Exercise :: Your copy should be exact, beginning at the line containing "Write a web" and ending at the line containing "35.7, 36.8, 36.8, 29.8, 26.7, 24.7, 18.5];", with both lines kept and every picture dropped.

═══ Input

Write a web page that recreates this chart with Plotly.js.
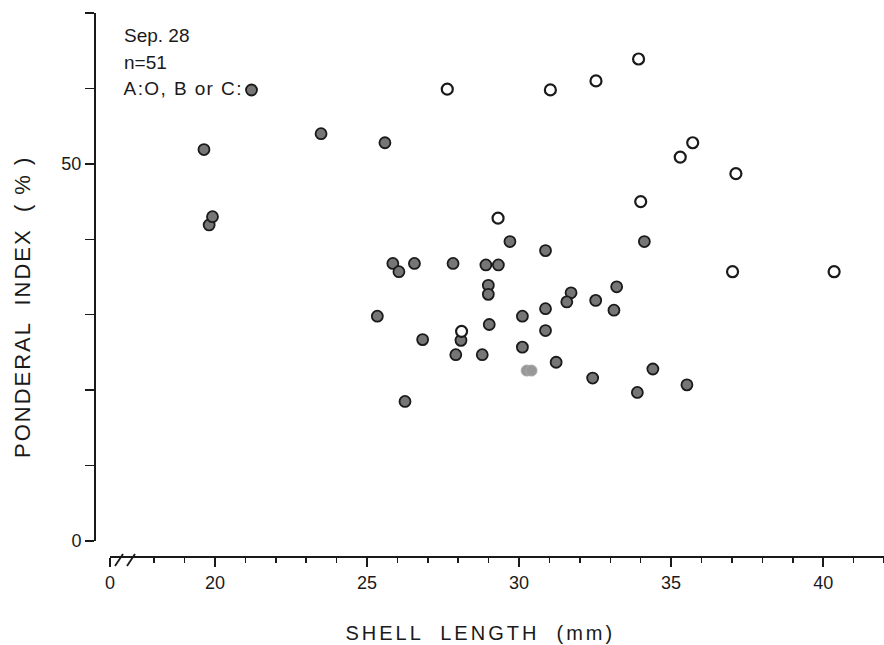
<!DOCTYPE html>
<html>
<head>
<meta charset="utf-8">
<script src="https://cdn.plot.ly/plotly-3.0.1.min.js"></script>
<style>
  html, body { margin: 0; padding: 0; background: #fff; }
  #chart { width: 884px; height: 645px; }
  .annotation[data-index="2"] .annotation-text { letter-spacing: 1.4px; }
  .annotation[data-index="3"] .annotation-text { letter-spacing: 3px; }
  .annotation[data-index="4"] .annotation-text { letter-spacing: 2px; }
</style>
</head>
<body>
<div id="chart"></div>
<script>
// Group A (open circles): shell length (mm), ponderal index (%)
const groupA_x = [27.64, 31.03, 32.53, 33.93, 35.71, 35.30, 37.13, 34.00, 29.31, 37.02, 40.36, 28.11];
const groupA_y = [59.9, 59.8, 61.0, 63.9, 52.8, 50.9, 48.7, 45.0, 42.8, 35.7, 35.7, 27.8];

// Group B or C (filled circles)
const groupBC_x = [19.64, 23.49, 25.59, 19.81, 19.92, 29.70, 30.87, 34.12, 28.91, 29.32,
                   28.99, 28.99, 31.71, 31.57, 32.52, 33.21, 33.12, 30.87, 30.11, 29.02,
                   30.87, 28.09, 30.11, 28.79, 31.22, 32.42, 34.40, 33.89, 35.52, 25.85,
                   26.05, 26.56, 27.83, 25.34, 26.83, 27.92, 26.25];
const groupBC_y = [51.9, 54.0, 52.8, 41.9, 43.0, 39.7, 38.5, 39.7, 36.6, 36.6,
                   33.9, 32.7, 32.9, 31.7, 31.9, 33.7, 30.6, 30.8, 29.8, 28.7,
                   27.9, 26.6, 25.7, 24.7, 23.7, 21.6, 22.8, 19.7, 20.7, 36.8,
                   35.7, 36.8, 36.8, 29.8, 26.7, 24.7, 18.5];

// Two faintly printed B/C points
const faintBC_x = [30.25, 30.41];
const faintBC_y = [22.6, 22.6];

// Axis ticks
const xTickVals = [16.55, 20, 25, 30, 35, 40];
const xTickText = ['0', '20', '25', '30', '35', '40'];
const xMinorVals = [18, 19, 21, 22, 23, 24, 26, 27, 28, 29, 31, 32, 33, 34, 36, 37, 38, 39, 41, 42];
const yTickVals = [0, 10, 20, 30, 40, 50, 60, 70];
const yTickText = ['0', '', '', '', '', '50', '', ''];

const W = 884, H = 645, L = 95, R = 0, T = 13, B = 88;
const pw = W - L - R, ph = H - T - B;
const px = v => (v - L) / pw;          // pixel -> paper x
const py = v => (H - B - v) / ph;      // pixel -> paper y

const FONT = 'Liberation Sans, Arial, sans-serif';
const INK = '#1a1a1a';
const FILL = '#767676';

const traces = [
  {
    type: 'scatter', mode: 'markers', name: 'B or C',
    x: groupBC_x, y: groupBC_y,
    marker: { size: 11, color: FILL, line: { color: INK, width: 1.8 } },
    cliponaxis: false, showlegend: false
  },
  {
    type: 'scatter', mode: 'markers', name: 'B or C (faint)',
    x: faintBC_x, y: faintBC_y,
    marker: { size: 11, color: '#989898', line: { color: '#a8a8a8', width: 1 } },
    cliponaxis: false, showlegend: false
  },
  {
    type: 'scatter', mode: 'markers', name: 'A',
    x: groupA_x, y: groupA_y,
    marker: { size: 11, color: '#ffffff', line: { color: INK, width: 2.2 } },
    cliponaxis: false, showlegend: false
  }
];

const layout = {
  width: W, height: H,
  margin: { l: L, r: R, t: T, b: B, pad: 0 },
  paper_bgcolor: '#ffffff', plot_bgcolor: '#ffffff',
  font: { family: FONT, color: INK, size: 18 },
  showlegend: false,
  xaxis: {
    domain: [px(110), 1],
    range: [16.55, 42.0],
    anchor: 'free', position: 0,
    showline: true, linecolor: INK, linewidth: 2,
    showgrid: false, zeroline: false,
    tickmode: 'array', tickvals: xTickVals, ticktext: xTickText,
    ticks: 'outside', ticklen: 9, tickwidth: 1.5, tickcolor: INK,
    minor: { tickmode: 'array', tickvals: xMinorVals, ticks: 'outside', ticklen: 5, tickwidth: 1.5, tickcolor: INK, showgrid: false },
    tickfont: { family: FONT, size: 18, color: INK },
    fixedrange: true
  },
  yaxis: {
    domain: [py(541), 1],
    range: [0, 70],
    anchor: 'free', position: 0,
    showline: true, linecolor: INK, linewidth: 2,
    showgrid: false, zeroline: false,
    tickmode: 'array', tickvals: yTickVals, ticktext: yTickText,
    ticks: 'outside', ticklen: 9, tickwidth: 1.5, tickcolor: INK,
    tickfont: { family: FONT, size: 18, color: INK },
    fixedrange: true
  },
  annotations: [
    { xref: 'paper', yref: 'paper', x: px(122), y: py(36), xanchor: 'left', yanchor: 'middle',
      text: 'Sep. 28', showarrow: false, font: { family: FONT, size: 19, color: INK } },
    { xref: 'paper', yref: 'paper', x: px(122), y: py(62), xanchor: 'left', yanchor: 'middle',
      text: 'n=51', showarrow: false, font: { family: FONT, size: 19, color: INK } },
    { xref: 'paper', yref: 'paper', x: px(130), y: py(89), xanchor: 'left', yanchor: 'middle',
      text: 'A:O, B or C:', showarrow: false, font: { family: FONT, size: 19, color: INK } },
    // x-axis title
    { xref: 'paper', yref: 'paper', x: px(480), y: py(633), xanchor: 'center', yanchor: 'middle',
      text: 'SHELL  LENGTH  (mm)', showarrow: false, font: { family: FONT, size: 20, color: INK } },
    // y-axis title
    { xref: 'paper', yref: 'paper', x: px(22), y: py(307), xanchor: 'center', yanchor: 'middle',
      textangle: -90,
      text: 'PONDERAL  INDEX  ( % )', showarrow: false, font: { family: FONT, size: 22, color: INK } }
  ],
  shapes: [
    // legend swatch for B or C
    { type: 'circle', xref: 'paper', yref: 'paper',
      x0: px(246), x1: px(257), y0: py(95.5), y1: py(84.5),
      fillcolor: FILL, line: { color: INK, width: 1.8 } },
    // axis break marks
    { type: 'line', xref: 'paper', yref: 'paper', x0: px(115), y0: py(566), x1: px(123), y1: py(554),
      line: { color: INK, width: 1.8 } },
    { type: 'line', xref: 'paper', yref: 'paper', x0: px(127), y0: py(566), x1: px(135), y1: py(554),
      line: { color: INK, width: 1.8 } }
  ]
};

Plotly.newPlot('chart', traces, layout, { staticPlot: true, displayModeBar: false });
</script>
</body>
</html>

══════
═══ Input

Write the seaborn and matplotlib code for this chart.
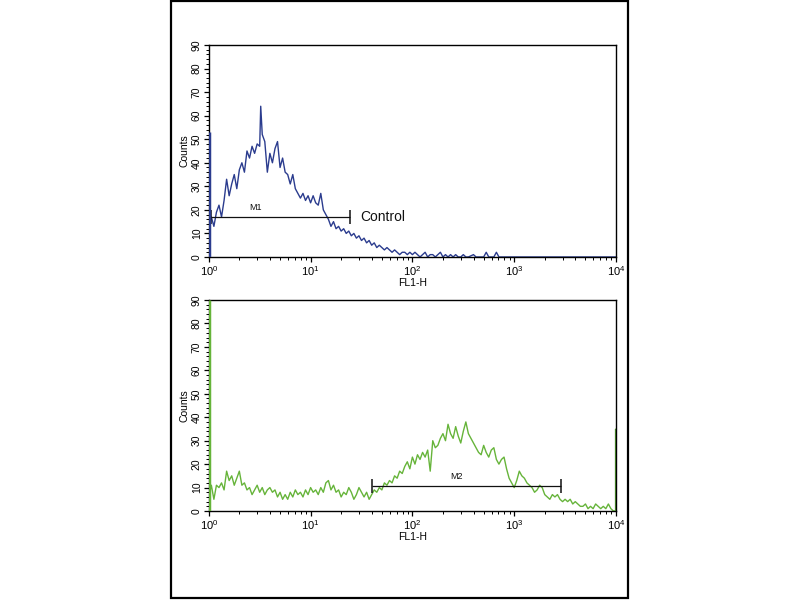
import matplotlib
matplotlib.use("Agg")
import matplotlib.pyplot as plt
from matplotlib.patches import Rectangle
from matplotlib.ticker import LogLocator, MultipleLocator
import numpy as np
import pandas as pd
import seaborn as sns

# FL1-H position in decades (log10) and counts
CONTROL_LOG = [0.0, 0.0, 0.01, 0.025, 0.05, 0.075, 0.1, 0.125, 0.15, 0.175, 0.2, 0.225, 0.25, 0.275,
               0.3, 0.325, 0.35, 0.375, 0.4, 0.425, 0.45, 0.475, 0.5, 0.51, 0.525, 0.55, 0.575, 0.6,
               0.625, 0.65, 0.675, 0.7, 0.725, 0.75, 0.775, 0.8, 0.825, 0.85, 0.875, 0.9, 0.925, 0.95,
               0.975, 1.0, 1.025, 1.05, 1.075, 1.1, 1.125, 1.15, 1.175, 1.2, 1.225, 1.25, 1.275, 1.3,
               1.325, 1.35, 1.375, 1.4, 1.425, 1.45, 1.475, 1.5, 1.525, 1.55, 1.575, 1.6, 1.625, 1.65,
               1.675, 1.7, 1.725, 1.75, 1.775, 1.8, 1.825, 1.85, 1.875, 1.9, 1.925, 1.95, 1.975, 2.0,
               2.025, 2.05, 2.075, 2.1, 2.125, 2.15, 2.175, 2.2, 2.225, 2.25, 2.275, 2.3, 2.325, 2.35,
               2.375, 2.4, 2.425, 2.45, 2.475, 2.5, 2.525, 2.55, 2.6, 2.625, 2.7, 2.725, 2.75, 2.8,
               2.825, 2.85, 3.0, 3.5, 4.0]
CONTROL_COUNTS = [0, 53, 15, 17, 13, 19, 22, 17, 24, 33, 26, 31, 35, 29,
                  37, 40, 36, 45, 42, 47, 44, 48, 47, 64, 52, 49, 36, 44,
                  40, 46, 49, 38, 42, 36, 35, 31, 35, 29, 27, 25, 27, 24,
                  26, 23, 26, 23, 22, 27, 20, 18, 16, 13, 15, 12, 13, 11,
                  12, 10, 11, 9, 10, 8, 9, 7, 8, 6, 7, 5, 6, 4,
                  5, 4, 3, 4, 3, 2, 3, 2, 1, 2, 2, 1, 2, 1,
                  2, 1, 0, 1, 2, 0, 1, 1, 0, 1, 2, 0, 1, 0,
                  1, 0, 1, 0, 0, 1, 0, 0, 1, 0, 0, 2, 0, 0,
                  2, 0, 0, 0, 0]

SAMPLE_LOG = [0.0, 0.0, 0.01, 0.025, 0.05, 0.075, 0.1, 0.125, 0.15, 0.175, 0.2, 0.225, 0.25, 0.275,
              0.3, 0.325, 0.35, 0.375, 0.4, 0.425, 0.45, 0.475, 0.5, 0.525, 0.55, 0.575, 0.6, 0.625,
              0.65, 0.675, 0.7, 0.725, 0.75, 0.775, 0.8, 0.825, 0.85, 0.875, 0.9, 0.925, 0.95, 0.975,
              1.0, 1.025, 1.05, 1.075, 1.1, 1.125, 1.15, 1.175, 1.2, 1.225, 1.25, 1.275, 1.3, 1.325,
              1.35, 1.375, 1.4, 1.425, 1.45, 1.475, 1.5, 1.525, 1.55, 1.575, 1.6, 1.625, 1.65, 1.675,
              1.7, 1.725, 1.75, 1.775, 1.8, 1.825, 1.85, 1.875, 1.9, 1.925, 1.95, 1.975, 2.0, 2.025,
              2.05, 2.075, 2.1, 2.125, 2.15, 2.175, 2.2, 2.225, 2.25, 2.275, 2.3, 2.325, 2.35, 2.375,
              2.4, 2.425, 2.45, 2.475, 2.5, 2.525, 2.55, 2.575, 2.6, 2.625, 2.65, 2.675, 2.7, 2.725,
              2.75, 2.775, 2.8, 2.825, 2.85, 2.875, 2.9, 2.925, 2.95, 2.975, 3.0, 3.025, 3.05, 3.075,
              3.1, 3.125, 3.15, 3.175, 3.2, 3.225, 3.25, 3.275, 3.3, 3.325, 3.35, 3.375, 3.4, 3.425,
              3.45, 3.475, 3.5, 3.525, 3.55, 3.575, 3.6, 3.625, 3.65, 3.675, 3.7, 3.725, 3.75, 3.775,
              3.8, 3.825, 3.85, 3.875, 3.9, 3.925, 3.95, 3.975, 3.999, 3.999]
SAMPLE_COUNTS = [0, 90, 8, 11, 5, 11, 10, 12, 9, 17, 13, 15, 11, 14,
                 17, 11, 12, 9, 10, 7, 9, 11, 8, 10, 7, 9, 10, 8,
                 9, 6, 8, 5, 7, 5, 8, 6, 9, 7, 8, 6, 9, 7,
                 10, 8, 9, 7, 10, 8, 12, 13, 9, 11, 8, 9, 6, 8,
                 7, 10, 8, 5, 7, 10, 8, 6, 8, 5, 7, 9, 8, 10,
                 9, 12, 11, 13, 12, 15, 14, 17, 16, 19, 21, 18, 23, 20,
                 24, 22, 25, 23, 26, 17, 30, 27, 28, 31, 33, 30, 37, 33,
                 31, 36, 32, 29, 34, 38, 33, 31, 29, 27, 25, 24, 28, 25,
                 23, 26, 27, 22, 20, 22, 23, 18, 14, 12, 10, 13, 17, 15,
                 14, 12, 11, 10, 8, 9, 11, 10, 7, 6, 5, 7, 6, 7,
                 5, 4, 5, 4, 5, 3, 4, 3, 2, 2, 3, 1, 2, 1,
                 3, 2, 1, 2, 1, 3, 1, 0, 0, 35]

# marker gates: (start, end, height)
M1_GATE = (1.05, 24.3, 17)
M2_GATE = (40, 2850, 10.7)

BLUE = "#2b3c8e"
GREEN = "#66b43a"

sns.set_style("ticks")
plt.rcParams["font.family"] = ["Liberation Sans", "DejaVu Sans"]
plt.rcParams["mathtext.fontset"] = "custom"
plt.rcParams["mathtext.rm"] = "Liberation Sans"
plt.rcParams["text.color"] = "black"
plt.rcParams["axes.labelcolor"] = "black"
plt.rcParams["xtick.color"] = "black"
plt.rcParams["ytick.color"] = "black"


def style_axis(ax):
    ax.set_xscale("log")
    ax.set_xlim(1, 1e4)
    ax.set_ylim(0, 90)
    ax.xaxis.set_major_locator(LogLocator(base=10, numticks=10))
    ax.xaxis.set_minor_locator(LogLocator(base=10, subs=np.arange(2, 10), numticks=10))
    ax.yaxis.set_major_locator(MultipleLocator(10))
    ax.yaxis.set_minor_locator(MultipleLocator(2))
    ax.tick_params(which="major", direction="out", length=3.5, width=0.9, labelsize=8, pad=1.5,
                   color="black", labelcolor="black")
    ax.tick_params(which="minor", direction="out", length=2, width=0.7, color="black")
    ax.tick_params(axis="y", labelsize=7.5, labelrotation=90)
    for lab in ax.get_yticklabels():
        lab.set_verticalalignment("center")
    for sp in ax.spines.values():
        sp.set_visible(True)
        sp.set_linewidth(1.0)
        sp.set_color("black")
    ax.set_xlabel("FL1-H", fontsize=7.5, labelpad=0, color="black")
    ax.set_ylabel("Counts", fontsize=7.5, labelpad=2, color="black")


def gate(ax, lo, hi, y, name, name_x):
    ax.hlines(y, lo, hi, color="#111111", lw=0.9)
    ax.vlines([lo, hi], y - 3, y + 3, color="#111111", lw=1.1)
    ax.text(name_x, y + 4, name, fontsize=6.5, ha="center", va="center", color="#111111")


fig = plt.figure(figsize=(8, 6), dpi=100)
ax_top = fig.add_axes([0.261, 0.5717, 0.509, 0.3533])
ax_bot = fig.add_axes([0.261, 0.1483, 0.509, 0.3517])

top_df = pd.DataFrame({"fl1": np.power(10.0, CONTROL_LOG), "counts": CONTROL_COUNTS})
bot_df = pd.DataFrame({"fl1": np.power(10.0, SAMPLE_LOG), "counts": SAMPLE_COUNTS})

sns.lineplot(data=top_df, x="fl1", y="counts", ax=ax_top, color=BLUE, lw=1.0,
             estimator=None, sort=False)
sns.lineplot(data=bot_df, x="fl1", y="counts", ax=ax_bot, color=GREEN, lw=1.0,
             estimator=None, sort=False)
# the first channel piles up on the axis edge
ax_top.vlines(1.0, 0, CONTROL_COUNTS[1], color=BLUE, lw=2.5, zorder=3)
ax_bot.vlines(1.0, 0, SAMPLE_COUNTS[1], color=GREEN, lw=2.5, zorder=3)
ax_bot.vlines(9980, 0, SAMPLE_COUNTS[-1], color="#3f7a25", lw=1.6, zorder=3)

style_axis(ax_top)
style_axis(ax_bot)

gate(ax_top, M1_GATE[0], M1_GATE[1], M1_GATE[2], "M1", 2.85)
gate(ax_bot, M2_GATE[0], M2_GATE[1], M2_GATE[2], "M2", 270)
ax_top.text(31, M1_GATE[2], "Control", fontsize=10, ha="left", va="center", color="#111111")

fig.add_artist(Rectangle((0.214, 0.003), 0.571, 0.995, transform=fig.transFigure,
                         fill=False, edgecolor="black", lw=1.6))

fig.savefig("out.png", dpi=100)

══════
═══ Input

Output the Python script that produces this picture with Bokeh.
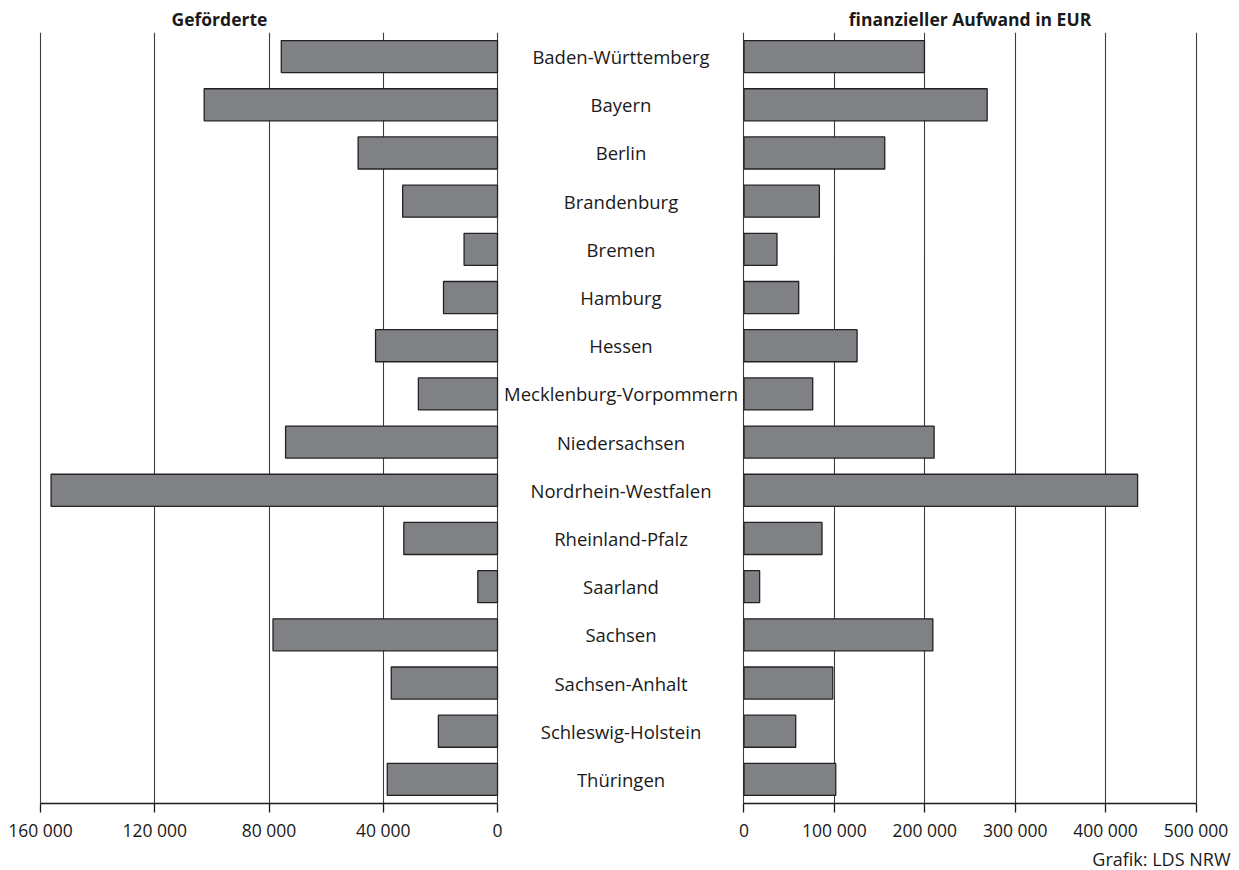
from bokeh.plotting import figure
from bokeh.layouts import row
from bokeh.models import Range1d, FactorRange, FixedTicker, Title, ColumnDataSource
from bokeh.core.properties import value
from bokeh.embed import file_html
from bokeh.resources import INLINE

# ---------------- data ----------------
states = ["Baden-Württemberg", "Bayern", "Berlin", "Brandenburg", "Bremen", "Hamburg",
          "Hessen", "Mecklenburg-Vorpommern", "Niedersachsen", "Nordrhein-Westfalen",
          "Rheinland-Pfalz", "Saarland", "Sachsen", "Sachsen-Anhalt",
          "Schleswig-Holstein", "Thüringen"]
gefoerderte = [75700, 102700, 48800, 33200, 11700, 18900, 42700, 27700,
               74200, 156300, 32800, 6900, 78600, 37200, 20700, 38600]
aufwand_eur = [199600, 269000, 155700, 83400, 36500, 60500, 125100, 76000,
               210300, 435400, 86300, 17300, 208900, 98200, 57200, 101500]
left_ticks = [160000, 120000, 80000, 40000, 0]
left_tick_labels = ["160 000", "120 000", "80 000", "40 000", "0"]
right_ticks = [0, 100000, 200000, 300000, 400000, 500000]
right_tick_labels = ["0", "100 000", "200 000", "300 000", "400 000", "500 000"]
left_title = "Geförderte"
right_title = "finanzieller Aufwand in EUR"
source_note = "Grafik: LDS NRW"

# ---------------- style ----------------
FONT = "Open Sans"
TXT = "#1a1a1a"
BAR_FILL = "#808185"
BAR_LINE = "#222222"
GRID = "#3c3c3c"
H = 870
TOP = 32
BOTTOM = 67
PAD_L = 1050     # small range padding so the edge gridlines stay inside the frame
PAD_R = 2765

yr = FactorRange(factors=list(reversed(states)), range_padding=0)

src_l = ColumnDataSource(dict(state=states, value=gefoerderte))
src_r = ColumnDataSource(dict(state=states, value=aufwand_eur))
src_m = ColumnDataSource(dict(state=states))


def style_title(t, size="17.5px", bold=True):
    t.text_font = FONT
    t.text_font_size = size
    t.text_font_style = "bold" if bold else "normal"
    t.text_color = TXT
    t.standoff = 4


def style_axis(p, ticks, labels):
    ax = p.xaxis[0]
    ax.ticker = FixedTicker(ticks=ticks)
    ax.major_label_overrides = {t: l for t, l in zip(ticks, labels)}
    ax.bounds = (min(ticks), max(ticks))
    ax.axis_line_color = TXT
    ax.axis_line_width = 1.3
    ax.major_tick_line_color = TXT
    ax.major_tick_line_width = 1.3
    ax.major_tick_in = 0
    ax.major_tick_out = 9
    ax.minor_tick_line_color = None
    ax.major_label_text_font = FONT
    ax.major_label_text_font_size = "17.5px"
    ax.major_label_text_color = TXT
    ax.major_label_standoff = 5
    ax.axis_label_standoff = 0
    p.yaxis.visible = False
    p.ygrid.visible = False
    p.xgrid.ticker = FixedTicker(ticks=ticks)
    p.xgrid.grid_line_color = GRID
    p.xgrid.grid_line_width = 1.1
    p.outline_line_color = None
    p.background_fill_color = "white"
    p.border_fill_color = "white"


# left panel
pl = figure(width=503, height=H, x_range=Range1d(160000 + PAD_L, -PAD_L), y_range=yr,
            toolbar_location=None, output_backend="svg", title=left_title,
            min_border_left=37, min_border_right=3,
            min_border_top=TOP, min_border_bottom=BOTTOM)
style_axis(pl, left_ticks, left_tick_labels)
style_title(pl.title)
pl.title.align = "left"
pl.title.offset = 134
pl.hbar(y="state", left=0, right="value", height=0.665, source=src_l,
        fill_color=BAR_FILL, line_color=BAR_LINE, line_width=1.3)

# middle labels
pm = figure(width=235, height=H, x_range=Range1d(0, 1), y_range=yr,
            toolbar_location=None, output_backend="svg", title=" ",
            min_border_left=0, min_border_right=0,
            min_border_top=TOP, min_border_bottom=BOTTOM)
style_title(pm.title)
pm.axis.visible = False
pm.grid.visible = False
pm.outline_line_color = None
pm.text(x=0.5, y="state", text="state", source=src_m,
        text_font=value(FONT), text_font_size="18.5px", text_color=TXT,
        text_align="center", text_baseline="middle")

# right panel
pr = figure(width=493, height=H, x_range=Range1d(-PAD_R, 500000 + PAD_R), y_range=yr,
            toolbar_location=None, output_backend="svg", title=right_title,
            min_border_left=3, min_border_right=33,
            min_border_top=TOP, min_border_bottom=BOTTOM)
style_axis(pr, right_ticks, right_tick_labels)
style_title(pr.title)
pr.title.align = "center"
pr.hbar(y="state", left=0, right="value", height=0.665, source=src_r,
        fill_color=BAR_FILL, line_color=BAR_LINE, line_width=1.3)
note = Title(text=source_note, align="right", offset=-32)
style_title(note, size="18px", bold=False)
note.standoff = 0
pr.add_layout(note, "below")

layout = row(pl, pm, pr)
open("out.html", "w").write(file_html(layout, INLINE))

══════

Expected output ::
Write a web page that recreates this chart with Plotly.js.
<!DOCTYPE html>
<html>
<head>
<meta charset="utf-8">
<script src="https://cdn.plot.ly/plotly-3.0.1.min.js"></script>
<style>
  html, body { margin: 0; padding: 0; background: #fff; }
  #chart { width: 884px; height: 645px; }
  .annotation[data-index="2"] .annotation-text { letter-spacing: 1.4px; }
  .annotation[data-index="3"] .annotation-text { letter-spacing: 3px; }
  .annotation[data-index="4"] .annotation-text { letter-spacing: 2px; }
</style>
</head>
<body>
<div id="chart"></div>
<script>
// Group A (open circles): shell length (mm), ponderal index (%)
const groupA_x = [27.64, 31.03, 32.53, 33.93, 35.71, 35.30, 37.13, 34.00, 29.31, 37.02, 40.36, 28.11];
const groupA_y = [59.9, 59.8, 61.0, 63.9, 52.8, 50.9, 48.7, 45.0, 42.8, 35.7, 35.7, 27.8];

// Group B or C (filled circles)
const groupBC_x = [19.64, 23.49, 25.59, 19.81, 19.92, 29.70, 30.87, 34.12, 28.91, 29.32,
                   28.99, 28.99, 31.71, 31.57, 32.52, 33.21, 33.12, 30.87, 30.11, 29.02,
                   30.87, 28.09, 30.11, 28.79, 31.22, 32.42, 34.40, 33.89, 35.52, 25.85,
                   26.05, 26.56, 27.83, 25.34, 26.83, 27.92, 26.25];
const groupBC_y = [51.9, 54.0, 52.8, 41.9, 43.0, 39.7, 38.5, 39.7, 36.6, 36.6,
                   33.9, 32.7, 32.9, 31.7, 31.9, 33.7, 30.6, 30.8, 29.8, 28.7,
                   27.9, 26.6, 25.7, 24.7, 23.7, 21.6, 22.8, 19.7, 20.7, 36.8,
                   35.7, 36.8, 36.8, 29.8, 26.7, 24.7, 18.5];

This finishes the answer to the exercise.